Make sure your head is all right. How did he know—?
“Your name,” he said, the words taking on a sudden edge.
“Ruby,” I answered, and had to spell my last name for him.
He began typing on the laptop, distracted for a moment. My eyes drifted back over to the machine, wondering how painful it would be for me to have the inside of my head inspected. Wondering if he could somehow see what I had done.
“Damn, they’re getting lazy,” the white coat groused, more to himself than to me. “Didn’t they pre-classify you?”
I had no idea what he was talking about.
“When they picked you up, did they ask you questions?” he asked, standing. The room wasn’t large by any means. He was by my side in two steps, and I was in a full panic in two heartbeats. “Did your parents report your symptoms to the soldiers?”
“Symptoms?” I squeezed out. “I don’t have any symptoms—I don’t have the—”
He shook his head, looking more annoyed than anything else. “Calm down; you’re safe here. I’m not going to hurt you.” The white coat kept talking, his voice flat, something flickering in his eyes. The lines sounded practiced.
“There are many different kinds of symptoms,” he explained, leaning down to look at me eye to eye. All I could see were his crooked front teeth and the dark circles rimming his eyes. His breath smelled like coffee and spearmint. “Many different kinds of…children. I’m going to take a picture of your brain, and it’ll help us put you with the others who are like you.”

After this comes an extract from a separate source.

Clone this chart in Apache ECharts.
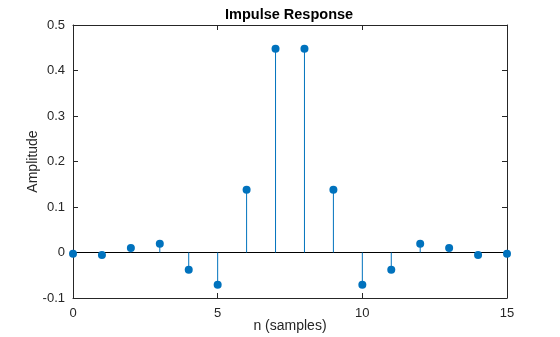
<!DOCTYPE html>
<html>
<head>
<meta charset="utf-8">
<script src="https://cdn.jsdelivr.net/npm/echarts@6/dist/echarts.min.js"></script>
<style>
  html, body { margin: 0; padding: 0; background: #fff; }
  #chart { width: 560px; height: 337px; }
</style>
</head>
<body>
<div id="chart"></div>
<script>
// Sample index n and the impulse response h[n]
const samples = [0, 1, 2, 3, 4, 5, 6, 7, 8, 9, 10, 11, 12, 13, 14, 15];
const amplitude = [-0.003, -0.0055, 0.010, 0.019, -0.038, -0.071, 0.138, 0.448,
                   0.448, 0.138, -0.071, -0.038, 0.019, 0.010, -0.0055, -0.003];
const xTicks = [0, 5, 10, 15];
const yTicks = [-0.1, 0, 0.1, 0.2, 0.3, 0.4, 0.5];

const stemColor = '#0072BD';
const axisColor = '#262626';
const fontFamily = 'Liberation Sans, Arial, Helvetica, sans-serif';

const points = samples.map((n, i) => [n, amplitude[i]]);

const chart = echarts.init(document.getElementById('chart'), null, { renderer: 'canvas' });

const axisCommon = {
  axisLine: { show: true, onZero: false, lineStyle: { color: axisColor, width: 1 } },
  axisTick: { show: true, inside: true, length: 5, lineStyle: { color: axisColor, width: 1 } },
  splitLine: { show: false }
};

chart.setOption({
  animation: false,
  backgroundColor: '#fff',
  title: {
    text: 'Impulse Response',
    left: 220, top: 2,
    textStyle: { fontFamily, fontSize: 14.5, fontWeight: 'bold', color: '#000' }
  },
  grid: { left: 73, right: 53, top: 25, bottom: 39, containLabel: false, outerBoundsMode: 'none' },
  xAxis: [
    Object.assign({
      type: 'value', min: 0, max: 15, interval: 5, position: 'bottom',
      name: 'n (samples)', nameLocation: 'middle', nameGap: 21, nameMoveOverlap: false,
      nameTextStyle: { fontFamily, fontSize: 14, color: axisColor },
      axisLabel: { fontFamily, fontSize: 13, color: axisColor, margin: 9,
        formatter: v => xTicks.includes(v) ? String(v) : '' }
    }, axisCommon),
    Object.assign({
      type: 'value', min: 0, max: 15, interval: 5, position: 'top',
      axisLabel: { show: false }
    }, axisCommon)
  ],
  yAxis: [
    Object.assign({
      type: 'value', min: -0.1, max: 0.5, interval: 0.1, position: 'left',
      name: 'Amplitude', nameLocation: 'middle', nameGap: 33, nameRotate: 90, nameMoveOverlap: false,
      nameTextStyle: { fontFamily, fontSize: 14, color: axisColor },
      axisLabel: { fontFamily, fontSize: 13, color: axisColor, margin: 8,
        formatter: v => {
          const t = yTicks.find(y => Math.abs(y - v) < 1e-9);
          if (t === undefined) return '';
          return t === 0 ? '0' : String(t);
        } }
    }, axisCommon),
    Object.assign({
      type: 'value', min: -0.1, max: 0.5, interval: 0.1, position: 'right',
      axisLabel: { show: false }
    }, axisCommon)
  ],
  series: [
    {
      // zero baseline across the full n range
      type: 'line',
      xAxisIndex: 0, yAxisIndex: 0,
      data: [[0, 0], [15, 0]],
      symbol: 'none',
      lineStyle: { color: '#000', width: 1 },
      silent: true, z: 1
    },
    {
      // stems from zero to each sample value
      type: 'custom',
      xAxisIndex: 0, yAxisIndex: 0,
      data: points,
      renderItem: (params, api) => {
        const x = api.value(0), y = api.value(1);
        const p0 = api.coord([x, 0]);
        const p1 = api.coord([x, y]);
        return {
          type: 'line',
          shape: { x1: p0[0], y1: p0[1], x2: p1[0], y2: p1[1] },
          style: { stroke: stemColor, lineWidth: 1 }
        };
      },
      z: 2
    },
    {
      type: 'scatter',
      xAxisIndex: 0, yAxisIndex: 0,
      data: points,
      symbol: 'circle', symbolSize: 8,
      itemStyle: { color: stemColor, opacity: 1 },
      clip: false,
      z: 3
    }
  ]
});
</script>
</body>
</html>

I shook my head. “I don’t have any symptoms! Grams is coming, she is, I swear—she’ll tell you, please!”
“Tell me, sweetheart, are you very good at math and puzzles? Greens are incredibly smart and have astonishing memories.”
My mind jumped back to the kids outside, to the colored X’s on the back of their shirts. Green, I thought. What had the other colors been? Red, Blue, Yellow, and—
And Orange. Like the boy with the bloody mouth.
“All right,” he said, taking a deep breath, “just lie back on that cot and we’ll get started. Now, please.”
I didn’t move. Thoughts were rushing too quickly to my head. It was a struggle to even look at him.
“Now,” he repeated, moving toward the machine. “Don’t make me call in one of the soldiers. They won’t be nearly as nice, believe me.” A screen on the side panel came alive with a single touch, and then the machine itself lit up. At the center of a gray circle was a bright white light, blinking as it set itself up for another test. It was breathing out hot air in sputters and whines that seemed to prick every pore on my body.
All I could think was, He’ll know. He’ll know what I did to them.
My back was flat against the door again, my hand blindly searching for the handle. Every single lecture my dad had ever given me about strangers seemed to be coming true. This was not a safe place. This man was not nice.